JOB | Extract the full listing verbatim and drop any pictures from your copy.

--- BEGIN ---

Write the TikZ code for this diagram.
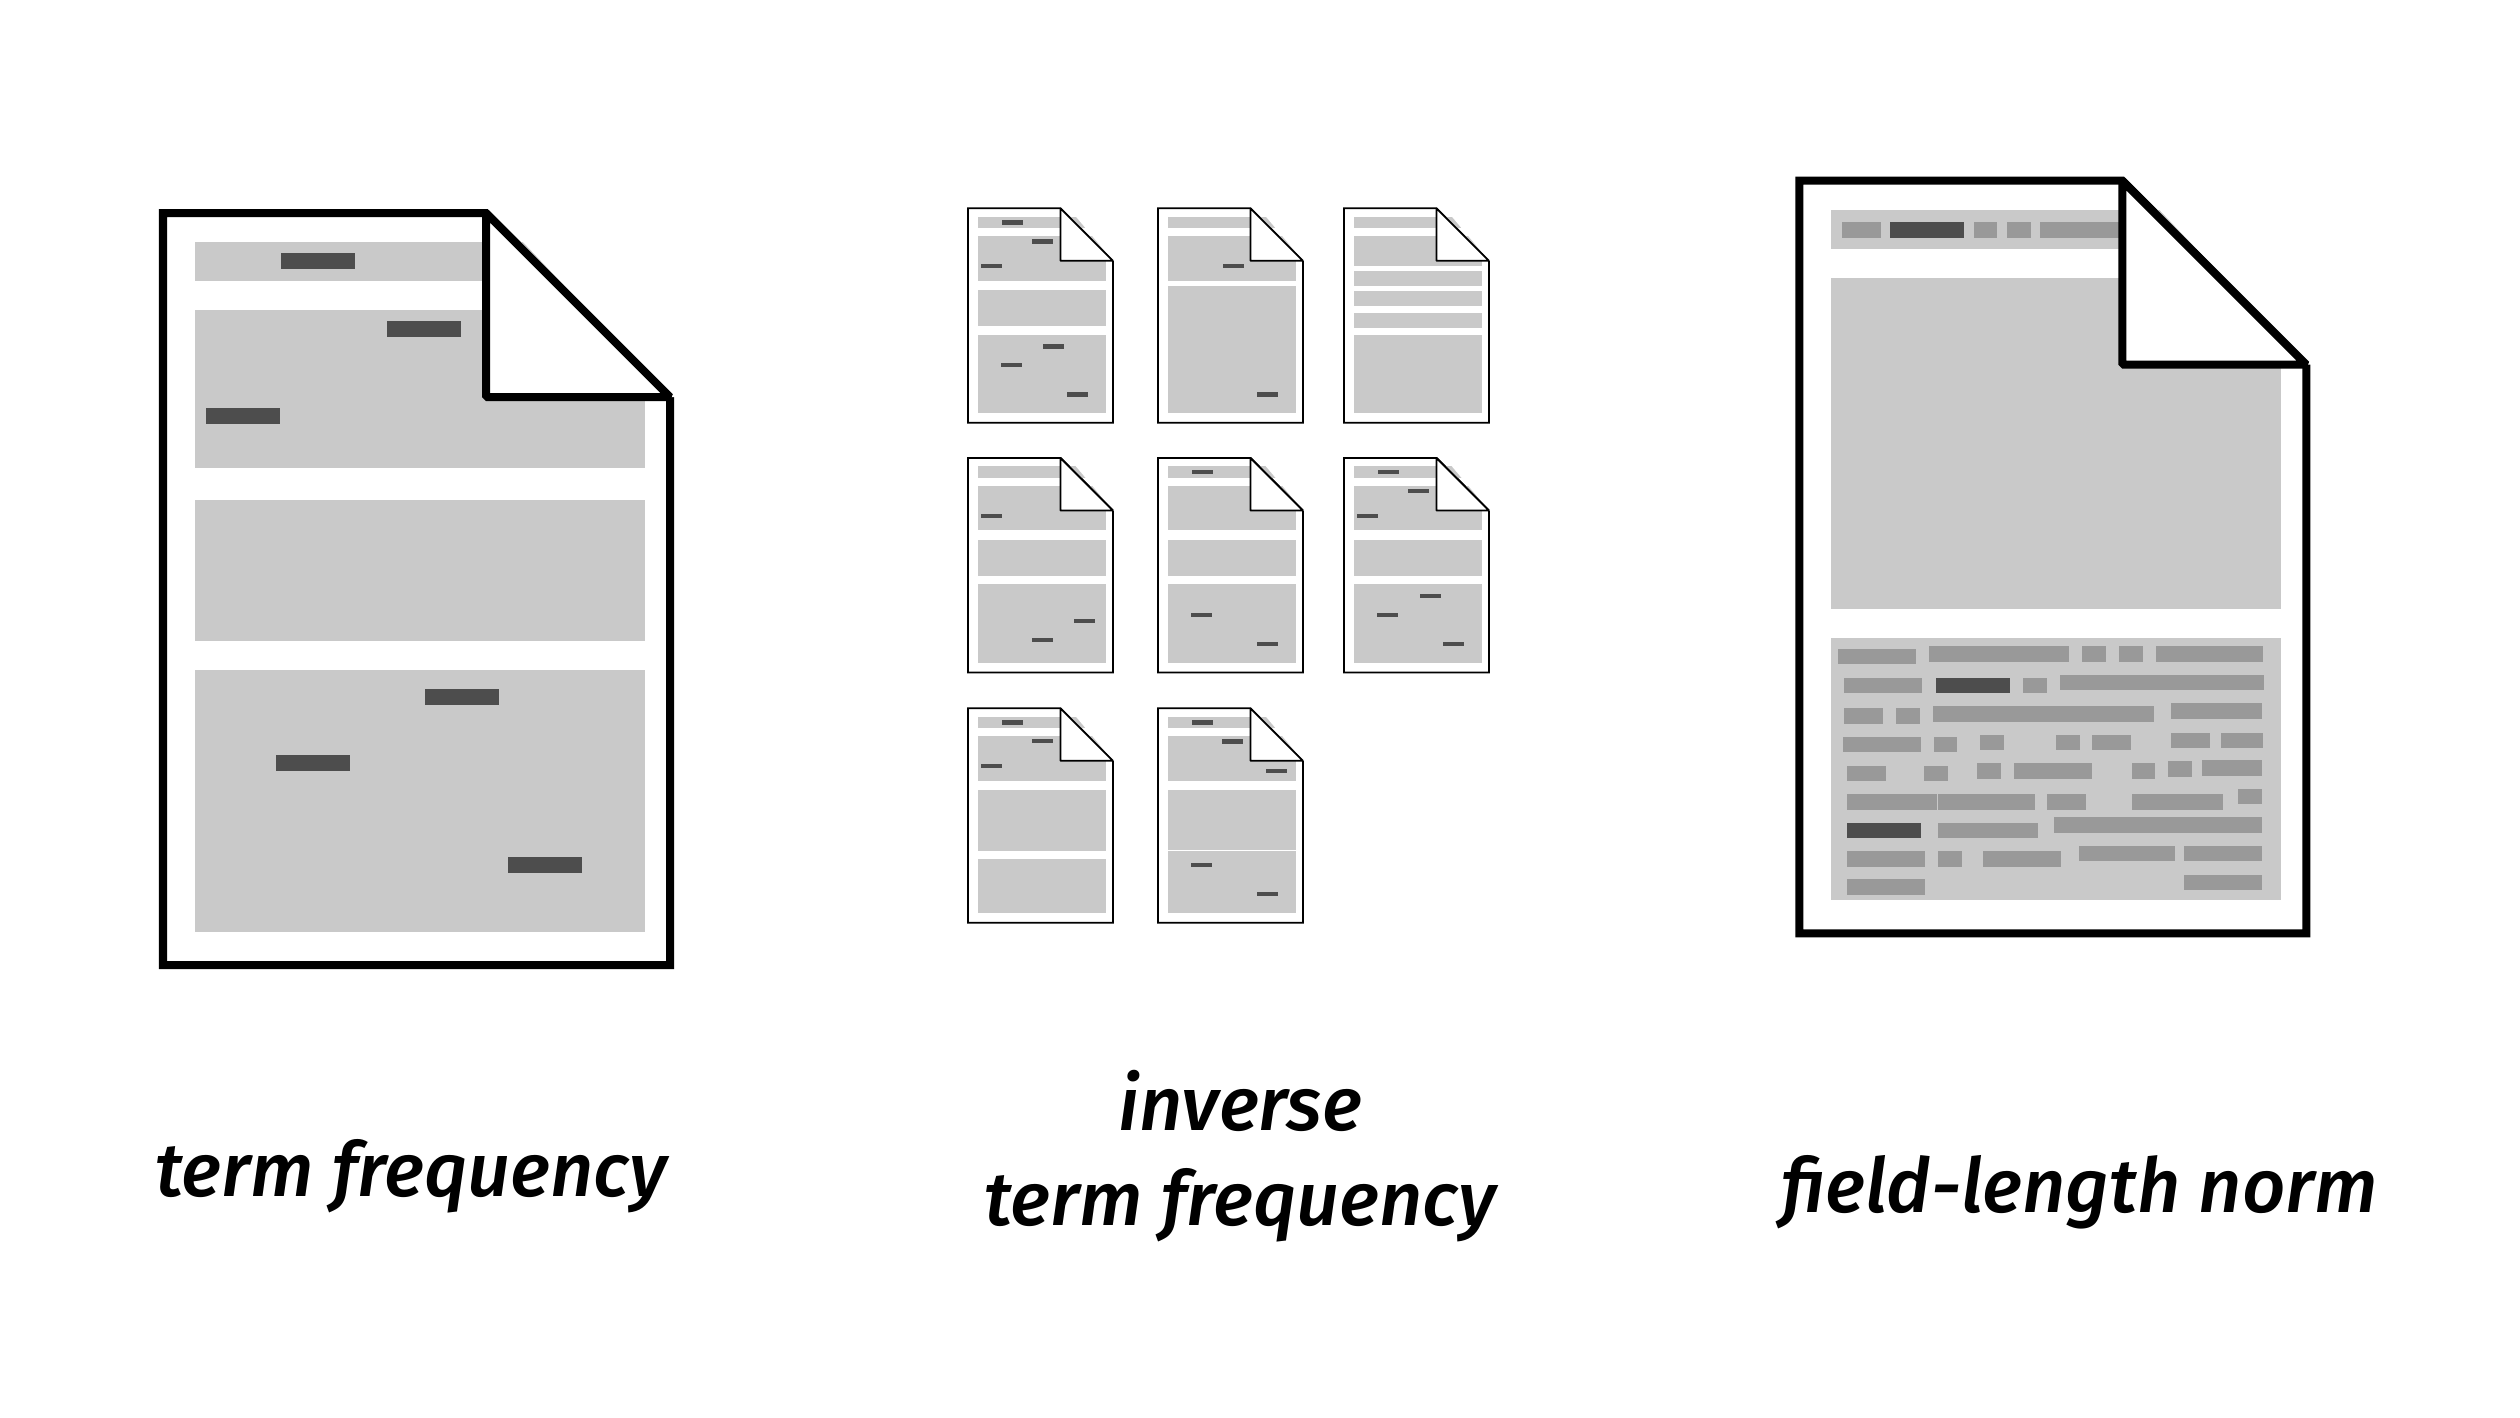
\documentclass[tikz,border=0pt]{standalone}
\usepackage{fontspec}
\setmainfont{Fira Sans}[ItalicFont={Fira Sans Medium Italic}]
\tikzset{
  x=0.01cm, y=-0.01cm,
  sheet/.style={draw=black, fill=white},
  bigsheet/.style={sheet, line width=0.08cm},
  tinysheet/.style={sheet, line width=0.018cm},
  block/.style={fill=blockgrey},
  termbar/.style={fill=termdark},
  wordbar/.style={fill=wordgrey},
  caption/.style={font=\fontsize{21.5}{27}\selectfont\itshape, align=center, anchor=center, inner sep=0pt, text=black},
}
\definecolor{blockgrey}{HTML}{C9C9C9}
\definecolor{termdark}{HTML}{4D4D4D}
\definecolor{wordgrey}{HTML}{999999}
% sheet outline only: width, height, fold, style
\newcommand{\sheetbody}[4]{\draw[#4] (0,0) -- (#1-#3,0) -- (#1,#3) -- (#1,#2) -- (0,#2) -- cycle;}
% white corner, then the folded flap
\newcommand{\sheetfold}[4]{
  \fill[white] (#1-#3,-10) -- (#1+10,-10) -- (#1+10,#3) -- (#1,#3) -- cycle;
  \draw[#4, line join=bevel] (#1-#3,0) -- (#1,#3) -- (#1-#3,#3) -- cycle;
}
% tiny sheet at #1,#2 with its block list #3 and term bar list #4
\newcommand{\tinydoc}[4]{
  \begin{scope}[shift={(#1,#2)}]
    \sheetbody{145}{214.4}{52.5}{tinysheet}
    \foreach \ya/\yb in {#3} \fill[block] (9.6,\ya) rectangle (138,\yb);
    \foreach \bx/\by in {#4} \fill[termbar] (\bx,\by-2.2) rectangle (\bx+21,\by+2.2);
    \sheetfold{145}{214.4}{52.5}{tinysheet}
  \end{scope}
}
\begin{document}
\begin{tikzpicture}
  \useasboundingbox (0,0) rectangle (2520,1417);

  % left sheet
  \begin{scope}[shift={(163,213)}]
    \sheetbody{507}{752}{184}{bigsheet}
  \end{scope}
  \foreach \ya/\yb in {242/281, 310/468, 500/641, 670/932} \fill[block] (195,\ya) rectangle (645,\yb);
  \foreach \bx/\by in {281/253, 387/321, 206/408, 425/689, 276/755, 508/857} \fill[termbar] (\bx,\by) rectangle (\bx+74,\by+16);
  \begin{scope}[shift={(163,213)}]
    \sheetfold{507}{752}{184}{bigsheet}
  \end{scope}

  % middle sheets
  \tinydoc{968}{208.3}{8.3/19.7, 27.7/72.3, 81.7/117.7, 126.3/204.7}{34.3/14, 64.3/33, 12.9/57.7, 75/138, 32.9/156.7, 98.6/186}
  \tinydoc{1158}{208.3}{8.3/19.7, 27.7/72.3, 77.7/204.7}{64.6/57.7, 98.6/186}
  \tinydoc{1344}{208.3}{8.3/19.7, 27.7/57.7, 62.7/77.7, 83/98, 104.7/119.7, 126.3/204.7}{}
  \tinydoc{968}{458}{8.3/19.7, 27.7/72.3, 81.7/117.7, 126.3/204.7}{12.9/58, 106/163, 64/182}
  \tinydoc{1158}{458}{8.3/19.7, 27.7/72.3, 81.7/117.7, 126.3/204.7}{34/14, 33/157, 98.6/186}
  \tinydoc{1344}{458}{8.3/19.7, 27.7/72.3, 81.7/117.7, 126.3/204.7}{34/14, 64.3/33, 13/58, 75.6/138, 33/157, 98.6/186}
  \tinydoc{968}{708.3}{8.3/19.3, 27.7/72.3, 81.7/142.7, 151/204.3}{34/14, 64.3/32.7, 13/57.7}
  \tinydoc{1158}{708.3}{8.3/19.3, 27.7/72.3, 81.7/142, 142.3/204.3}{34/14, 64/33, 108/62.7, 33/156.7, 98.6/185.7}

  % right sheet
  \begin{scope}[shift={(1799.3,180.7)}]
    \sheetbody{507}{752.6}{184}{bigsheet}
  \end{scope}
  \foreach \ya/\yb in {210/249.3, 278/608.7, 638/900} \fill[block] (1831,\ya) rectangle (2281,\yb);
  \foreach \xa/\xb in {1842/1881, 1973.5/1997.3, 2007/2030.7, 2040/2122} \fill[wordbar] (\xa,222) rectangle (\xb,237.7);
  \fill[termbar] (1889.8,222) rectangle (1963.9,237.7);
  \foreach \xa/\xb/\ya/\yb in {
    1837.9/1915.7/649/664.3, 1928.8/2068.9/646/661.7, 2082/2106.1/646/661.7, 2118.8/2142.6/646/661.7, 2155.7/2168.1/646/661.7, 2168.4/2263.1/646/661.7,
    1844.4/1922.2/677.7/693, 2023.1/2046.5/677.7/693, 2060/2263.8/674.7/690.3,
    1844.4/1883/708.3/723.7, 1896/1919.8/708.3/723.7, 1932.9/2154/706/721.7, 2170.8/2262.4/703.3/719,
    1842.7/1920.5/737/752.3, 1933.6/1957.3/737/752.3, 1980/2003.8/734.7/750, 2055.5/2079.6/734.7/750, 2092.3/2130.9/734.7/750, 2171.2/2210.1/732.7/748, 2221.1/2262.8/732.7/748,
    1847.1/1885.7/765.7/781, 1924.3/1948/765.7/781, 1977/2000.7/763.3/778.7, 2013.5/2091.6/763.3/778.7, 2131.6/2155.3/763.3/778.7, 2168.4/2191.8/761/776.7, 2201.8/2262.1/760.3/775.7,
    1847.1/1937.4/794/809.7, 1937.7/2034.8/794/809.7, 2046.9/2086.1/794/809.7, 2131.9/2223.2/794/809.7, 2238.3/2262.1/789/804.3,
    1937.7/2037.6/822.7/838, 2054.1/2262.1/817.3/832.7,
    1847.1/1925/851/866.7, 1938.1/1961.5/851/866.7, 1983.2/2061.3/851/866.7, 2079.2/2175.3/846/861.3, 2183.9/2262.1/846/861.3,
    1847.1/1925/879.3/894.7, 2183.9/2262.1/874.7/890}
    \fill[wordbar] (\xa,\ya) rectangle (\xb,\yb);
  \fill[termbar] (1935.6,677.7) rectangle (2009.7,693);
  \fill[termbar] (1847.1,822.7) rectangle (1920.8,838);
  \begin{scope}[shift={(1799.3,180.7)}]
    \sheetfold{507}{752.6}{184}{bigsheet}
  \end{scope}

  % captions
  \node[caption] (tf) at (411,1176) {term frequency};
  \node[caption] (idf) at (1240,1156) {inverse\\term frequency};
  \node[caption] (norm) at (2080,1192) {field-length norm};
\end{tikzpicture}
\end{document}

--- END ---

COMPLETED EXERCISE |
Write the TikZ code for this diagram.
\documentclass[tikz,border=0pt]{standalone}
\usepackage{fontspec}
\setmainfont{Fira Sans}[ItalicFont={Fira Sans Medium Italic}]
\tikzset{
  x=0.01cm, y=-0.01cm,
  sheet/.style={draw=black, fill=white},
  bigsheet/.style={sheet, line width=0.08cm},
  tinysheet/.style={sheet, line width=0.018cm},
  block/.style={fill=blockgrey},
  termbar/.style={fill=termdark},
  wordbar/.style={fill=wordgrey},
  caption/.style={font=\fontsize{21.5}{27}\selectfont\itshape, align=center, anchor=center, inner sep=0pt, text=black},
}
\definecolor{blockgrey}{HTML}{C9C9C9}
\definecolor{termdark}{HTML}{4D4D4D}
\definecolor{wordgrey}{HTML}{999999}
% sheet outline only: width, height, fold, style
\newcommand{\sheetbody}[4]{\draw[#4] (0,0) -- (#1-#3,0) -- (#1,#3) -- (#1,#2) -- (0,#2) -- cycle;}
% white corner, then the folded flap
\newcommand{\sheetfold}[4]{
  \fill[white] (#1-#3,-10) -- (#1+10,-10) -- (#1+10,#3) -- (#1,#3) -- cycle;
  \draw[#4, line join=bevel] (#1-#3,0) -- (#1,#3) -- (#1-#3,#3) -- cycle;
}
% tiny sheet at #1,#2 with its block list #3 and term bar list #4
\newcommand{\tinydoc}[4]{
  \begin{scope}[shift={(#1,#2)}]
    \sheetbody{145}{214.4}{52.5}{tinysheet}
    \foreach \ya/\yb in {#3} \fill[block] (9.6,\ya) rectangle (138,\yb);
    \foreach \bx/\by in {#4} \fill[termbar] (\bx,\by-2.2) rectangle (\bx+21,\by+2.2);
    \sheetfold{145}{214.4}{52.5}{tinysheet}
  \end{scope}
}
\begin{document}
\begin{tikzpicture}
  \useasboundingbox (0,0) rectangle (2520,1417);

  % left sheet
  \begin{scope}[shift={(163,213)}]
    \sheetbody{507}{752}{184}{bigsheet}
  \end{scope}
  \foreach \ya/\yb in {242/281, 310/468, 500/641, 670/932} \fill[block] (195,\ya) rectangle (645,\yb);
  \foreach \bx/\by in {281/253, 387/321, 206/408, 425/689, 276/755, 508/857} \fill[termbar] (\bx,\by) rectangle (\bx+74,\by+16);
  \begin{scope}[shift={(163,213)}]
    \sheetfold{507}{752}{184}{bigsheet}
  \end{scope}

  % middle sheets
  \tinydoc{968}{208.3}{8.3/19.7, 27.7/72.3, 81.7/117.7, 126.3/204.7}{34.3/14, 64.3/33, 12.9/57.7, 75/138, 32.9/156.7, 98.6/186}
  \tinydoc{1158}{208.3}{8.3/19.7, 27.7/72.3, 77.7/204.7}{64.6/57.7, 98.6/186}
  \tinydoc{1344}{208.3}{8.3/19.7, 27.7/57.7, 62.7/77.7, 83/98, 104.7/119.7, 126.3/204.7}{}
  \tinydoc{968}{458}{8.3/19.7, 27.7/72.3, 81.7/117.7, 126.3/204.7}{12.9/58, 106/163, 64/182}
  \tinydoc{1158}{458}{8.3/19.7, 27.7/72.3, 81.7/117.7, 126.3/204.7}{34/14, 33/157, 98.6/186}
  \tinydoc{1344}{458}{8.3/19.7, 27.7/72.3, 81.7/117.7, 126.3/204.7}{34/14, 64.3/33, 13/58, 75.6/138, 33/157, 98.6/186}
  \tinydoc{968}{708.3}{8.3/19.3, 27.7/72.3, 81.7/142.7, 151/204.3}{34/14, 64.3/32.7, 13/57.7}
  \tinydoc{1158}{708.3}{8.3/19.3, 27.7/72.3, 81.7/142, 142.3/204.3}{34/14, 64/33, 108/62.7, 33/156.7, 98.6/185.7}

  % right sheet
  \begin{scope}[shift={(1799.3,180.7)}]
    \sheetbody{507}{752.6}{184}{bigsheet}
  \end{scope}
  \foreach \ya/\yb in {210/249.3, 278/608.7, 638/900} \fill[block] (1831,\ya) rectangle (2281,\yb);
  \foreach \xa/\xb in {1842/1881, 1973.5/1997.3, 2007/2030.7, 2040/2122} \fill[wordbar] (\xa,222) rectangle (\xb,237.7);
  \fill[termbar] (1889.8,222) rectangle (1963.9,237.7);
  \foreach \xa/\xb/\ya/\yb in {
    1837.9/1915.7/649/664.3, 1928.8/2068.9/646/661.7, 2082/2106.1/646/661.7, 2118.8/2142.6/646/661.7, 2155.7/2168.1/646/661.7, 2168.4/2263.1/646/661.7,
    1844.4/1922.2/677.7/693, 2023.1/2046.5/677.7/693, 2060/2263.8/674.7/690.3,
    1844.4/1883/708.3/723.7, 1896/1919.8/708.3/723.7, 1932.9/2154/706/721.7, 2170.8/2262.4/703.3/719,
    1842.7/1920.5/737/752.3, 1933.6/1957.3/737/752.3, 1980/2003.8/734.7/750, 2055.5/2079.6/734.7/750, 2092.3/2130.9/734.7/750, 2171.2/2210.1/732.7/748, 2221.1/2262.8/732.7/748,
    1847.1/1885.7/765.7/781, 1924.3/1948/765.7/781, 1977/2000.7/763.3/778.7, 2013.5/2091.6/763.3/778.7, 2131.6/2155.3/763.3/778.7, 2168.4/2191.8/761/776.7, 2201.8/2262.1/760.3/775.7,
    1847.1/1937.4/794/809.7, 1937.7/2034.8/794/809.7, 2046.9/2086.1/794/809.7, 2131.9/2223.2/794/809.7, 2238.3/2262.1/789/804.3,
    1937.7/2037.6/822.7/838, 2054.1/2262.1/817.3/832.7,
    1847.1/1925/851/866.7, 1938.1/1961.5/851/866.7, 1983.2/2061.3/851/866.7, 2079.2/2175.3/846/861.3, 2183.9/2262.1/846/861.3,
    1847.1/1925/879.3/894.7, 2183.9/2262.1/874.7/890}
    \fill[wordbar] (\xa,\ya) rectangle (\xb,\yb);
  \fill[termbar] (1935.6,677.7) rectangle (2009.7,693);
  \fill[termbar] (1847.1,822.7) rectangle (1920.8,838);
  \begin{scope}[shift={(1799.3,180.7)}]
    \sheetfold{507}{752.6}{184}{bigsheet}
  \end{scope}

  % captions
  \node[caption] (tf) at (411,1176) {term frequency};
  \node[caption] (idf) at (1240,1156) {inverse\\term frequency};
  \node[caption] (norm) at (2080,1192) {field-length norm};
\end{tikzpicture}
\end{document}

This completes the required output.